The technology underlying the chips is heavily tied to Nervana Systems, a deep learning hardware startup Intel purchased last August for $350 million. Intel’s NNP chips nix standard cache hierarchy and use software to manage on-chip memory to achieve faster training times for deep learning models.

Intel has been scrambling in recent months to avoid being completely leveled by Nvidia. By refocusing on the growing AI market, the legacy chip maker surely hopes to build on its industry connections to stay afloat. To this point, Intel has been actively chasing a goal of 100 times greater AI perforce by 2020.

The Intel Nervana NNP prioritizes scalability and numerical parallelism. The team is promising robust bi-directional data transfer. Using a proprietary numeric format called Flexpoint, Intel says it can achieve higher degrees of throughput.
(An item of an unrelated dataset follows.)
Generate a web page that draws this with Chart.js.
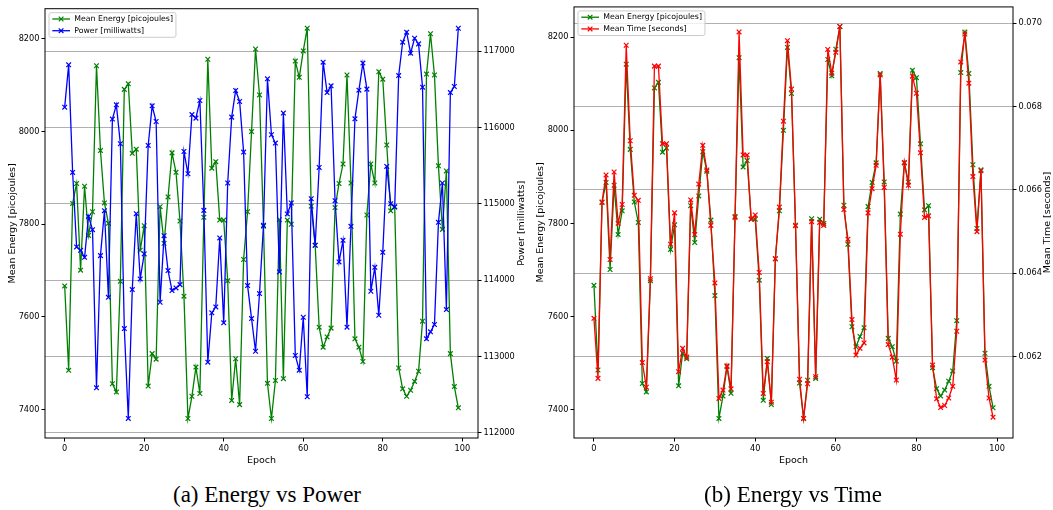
<!DOCTYPE html>
<html>
<head>
<meta charset="utf-8">
<script src="https://cdn.jsdelivr.net/npm/chart.js"></script>
<style>
  body { margin: 0; background: #fff; width: 1053px; height: 510px; position: relative; overflow: hidden; }
  canvas { position: absolute; top: 0; }
  .caption {
    position: absolute; top: 482px; width: 400px; text-align: center;
    font-family: 'Liberation Serif', 'Times New Roman', serif; font-size: 23px; line-height: 26px; color: #000;
  }
</style>
</head>
<body>
<canvas id="powerChart" width="530" height="475" style="left:0px"></canvas>
<canvas id="timeChart" width="525" height="475" style="left:528px"></canvas>
<div class="caption" style="left:67px">(a) Energy vs Power</div>
<div class="caption" style="left:593px">(b) Energy vs Time</div>
<script>
// values
const epochs = Array.from({ length: 100 }, (_, i) => i);

const energy = [
  7667, 7485, 7845, 7888, 7701, 7882, 7776, 7827, 8142, 7959,
  7846, 7802, 7456, 7438, 7677, 8091, 8103, 7953, 7962, 7744,
  7797, 7451, 7521, 7509, 7838, 7759, 7859, 7954, 7912, 7807,
  7645, 7381, 7429, 7492, 7435, 7815, 8156, 7921, 7935, 7809,
  7809, 7678, 7420, 7510, 7411, 7724, 7827, 8000, 8178, 8079,
  7796, 7457, 7381, 7463, 7810, 7467, 7809, 7800, 8152, 8117,
  8174, 8223, 7839, 7755, 7578, 7535, 7557, 7576, 7836, 7888,
  7930, 8122, 7889, 7553, 7535, 7504, 7820, 7930, 7889, 8129,
  8113, 7971, 7829, 7838, 7490, 7445, 7429, 7442, 7461, 7483,
  7591, 8124, 8211, 8122, 7926, 7789, 7915, 7521, 7450, 7404
];

const power = [
  116268, 116822, 115412, 114436, 114391, 114300, 114836, 114662, 112590, 114322,
  114911, 113776, 116111, 116298, 115788, 113366, 112188, 113877, 114872, 114017,
  114344, 115766, 116285, 116080, 113711, 114584, 114126, 113864, 113899, 113942,
  115687, 115395, 116170, 116124, 116355, 114915, 112926, 113572, 113650, 114554,
  113441, 115274, 116137, 116486, 116342, 115679, 113929, 113497, 113069, 113825,
  114719, 116639, 115906, 115797, 114108, 116190, 114868, 115012, 113013, 112821,
  113514, 112473, 115068, 114457, 115478, 116857, 116459, 116547, 115042, 114240,
  114522, 113384, 114706, 116115, 116490, 116845, 116504, 113855, 114169, 113541,
  114365, 115491, 115003, 114959, 116682, 117119, 117250, 116975, 117171, 117097,
  116530, 113232, 113323, 113419, 114758, 115274, 113615, 116459, 116538, 117302
];

const meanTime = [
  0.06292, 0.06148, 0.06571, 0.06636, 0.06433, 0.06643, 0.06520, 0.06565, 0.06947, 0.06718,
  0.06587, 0.06575, 0.06186, 0.06127, 0.06387, 0.06897, 0.06897, 0.06711, 0.06711, 0.06470,
  0.06545, 0.06164, 0.06220, 0.06199, 0.06576, 0.06493, 0.06614, 0.06707, 0.06648, 0.06515,
  0.06377, 0.06100, 0.06120, 0.06178, 0.06123, 0.06534, 0.06979, 0.06684, 0.06684, 0.06530,
  0.06540, 0.06402, 0.06112, 0.06188, 0.06091, 0.06435, 0.06559, 0.06765, 0.06958, 0.06842,
  0.06514, 0.06146, 0.06052, 0.06135, 0.06524, 0.06152, 0.06522, 0.06515, 0.06937, 0.06880,
  0.06930, 0.06992, 0.06553, 0.06482, 0.06289, 0.06204, 0.06220, 0.06233, 0.06545, 0.06603,
  0.06659, 0.06876, 0.06606, 0.06229, 0.06199, 0.06144, 0.06494, 0.06666, 0.06611, 0.06873,
  0.06832, 0.06689, 0.06534, 0.06538, 0.06180, 0.06099, 0.06078, 0.06083, 0.06101, 0.06129,
  0.06261, 0.06907, 0.06974, 0.06856, 0.06632, 0.06500, 0.06646, 0.06192, 0.06101, 0.06055
];

const epochTicks = [0, 20, 40, 60, 80, 100];
const energyTicks = [7400, 7600, 7800, 8000, 8200];
const powerTicks = [112000, 113000, 114000, 115000, 116000, 117000];
const timeTicks = [0.062, 0.064, 0.066, 0.068, 0.070];

Chart.defaults.font.family = "'DejaVu Sans', sans-serif";
Chart.defaults.font.size = 8.2;
Chart.defaults.color = '#000';

const pts = vals => vals.map((v, i) => ({ x: epochs[i], y: v }));
const setTicks = list => scale => { scale.ticks = list.map(v => ({ value: v })); };

// matplotlib-like frame, inner legend and right axis label
const decor = {
  id: 'decor',
  afterDraw(chart, args, opts) {
    const { ctx, chartArea: a } = chart;
    ctx.save();
    ctx.strokeStyle = '#000';
    ctx.lineWidth = 1;
    ctx.strokeRect(a.left, a.top, a.right - a.left, a.bottom - a.top);

    // legend
    const x0 = a.left + 4, y0 = a.top + 4;
    ctx.font = "7.8px 'DejaVu Sans'";
    const textW = Math.max(...opts.items.map(it => ctx.measureText(it.text).width));
    const w = 25.3 + textW + 3, h = 24.6;
    ctx.beginPath();
    if (ctx.roundRect) ctx.roundRect(x0, y0, w, h, 2); else ctx.rect(x0, y0, w, h);
    ctx.fillStyle = 'rgba(255,255,255,0.8)';
    ctx.fill();
    ctx.strokeStyle = '#cccccc';
    ctx.stroke();
    opts.items.forEach((it, k) => {
      const y = y0 + 6.3 + k * 11.7;
      ctx.strokeStyle = it.color;
      ctx.lineWidth = 1.3;
      ctx.beginPath();
      ctx.moveTo(x0 + 3.3, y);
      ctx.lineTo(x0 + 21, y);
      ctx.stroke();
      const cx = x0 + 12.1, r = 2.3;
      ctx.lineWidth = 1.2;
      ctx.beginPath();
      ctx.moveTo(cx - r, y - r); ctx.lineTo(cx + r, y + r);
      ctx.moveTo(cx - r, y + r); ctx.lineTo(cx + r, y - r);
      ctx.stroke();
      ctx.fillStyle = '#000';
      ctx.textBaseline = 'middle';
      ctx.textAlign = 'left';
      ctx.fillText(it.text, x0 + 25.3, y);
    });

    // right axis title, reading bottom to top
    const s = chart.scales.y1;
    ctx.translate(s.right - opts.titleOffset, (a.top + a.bottom) / 2);
    ctx.rotate(-Math.PI / 2);
    ctx.font = "9.5px 'DejaVu Sans'";
    ctx.fillStyle = '#000';
    ctx.textAlign = 'center';
    ctx.textBaseline = 'middle';
    ctx.fillText(opts.rightTitle, 0, 0);
    ctx.restore();
  }
};

function lineSet(label, values, color, axis, order) {
  return {
    label: label,
    data: pts(values),
    yAxisID: axis,
    order: order,
    borderColor: color,
    backgroundColor: color,
    borderWidth: 1.3,
    fill: false,
    tension: 0,
    pointStyle: 'crossRot',
    pointRadius: 3.3,
    pointBorderWidth: 1.2,
    pointBorderColor: color
  };
}

function makeChart(id, cfg) {
  return new Chart(document.getElementById(id), {
    type: 'line',
    data: { datasets: [
      lineSet('Mean Energy [picojoules]', energy, '#008000', 'y', 2),
      lineSet(cfg.label2, cfg.values2, cfg.color2, 'y1', 1)
    ] },
    plugins: [decor],
    options: {
      responsive: false,
      animation: false,
      devicePixelRatio: 1,
      layout: { padding: { top: cfg.top, left: 0, right: 0, bottom: 0 } },
      plugins: {
        legend: { display: false },
        tooltip: { enabled: false },
        decor: {
          items: [
            { text: 'Mean Energy [picojoules]', color: '#008000' },
            { text: cfg.label2, color: cfg.color2 }
          ],
          rightTitle: cfg.label2,
          titleOffset: cfg.titleOffset
        }
      },
      scales: {
        x: {
          type: 'linear',
          min: -4.95,
          max: 103.95,
          afterBuildTicks: setTicks(epochTicks),
          afterFit: s => { s.height = 37; },
          ticks: { padding: 2, maxRotation: 0 },
          grid: { drawOnChartArea: false, tickLength: 3.5, tickColor: '#000' },
          border: { display: false },
          title: { display: true, text: 'Epoch', font: { size: 9.5 }, padding: { top: 0, bottom: 9 } }
        },
        y: {
          position: 'left',
          min: 7339,
          max: 8265,
          afterBuildTicks: setTicks(energyTicks),
          afterFit: s => { s.width = cfg.leftW; },
          ticks: { padding: 2, callback: v => String(v) },
          grid: { drawOnChartArea: false, tickLength: 3.5, tickColor: '#000' },
          border: { display: false },
          title: { display: true, text: 'Mean Energy [picojoules]', font: { size: 9.5 }, padding: { top: 7, bottom: 0 } }
        },
        y1: {
          position: 'right',
          min: cfg.min2,
          max: cfg.max2,
          afterBuildTicks: setTicks(cfg.ticks2),
          afterFit: s => { s.width = cfg.rightW; },
          ticks: { padding: 2, callback: cfg.fmt2 },
          grid: { drawOnChartArea: true, color: '#b0b0b0', lineWidth: 1, tickLength: 3.5, tickColor: '#000' },
          border: { display: false }
        }
      }
    }
  });
}

makeChart('powerChart', {
  label2: 'Power [milliwatts]',
  values2: power,
  color2: '#0000ff',
  min2: 111932,
  max2: 117558,
  ticks2: powerTicks,
  fmt2: v => String(v),
  top: 8.7,
  leftW: 45,
  rightW: 52,
  titleOffset: 8
});

makeChart('timeChart', {
  label2: 'Mean Time [seconds]',
  values2: meanTime,
  color2: '#ff0000',
  min2: 0.06005,
  max2: 0.07039,
  ticks2: timeTicks,
  fmt2: v => v.toFixed(3),
  top: 1.5,
  leftW: 46,
  rightW: 40,
  titleOffset: 5.5
});
</script>
</body>
</html>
And by shrinking circuit size, the team notes it has been able to supercharge parallelism while reducing power per computation.

Of course, every player in the market aims to build chips that enable neural network parameters to be distributed across a large number of chips at high-efficiency. We’ll know more once these chips hit the market.

Today’s announcement didn’t come with benchmarking — in time. Intel says its chips will ship before the end of the year. Facebook has been supporting development by sharing technical insights with Intel.

Intel appears to have every intention of building a full product line around its Nervana NNP chips. A subsequent Xeon processor for AI has been rumored under the code name “Knights Crest.”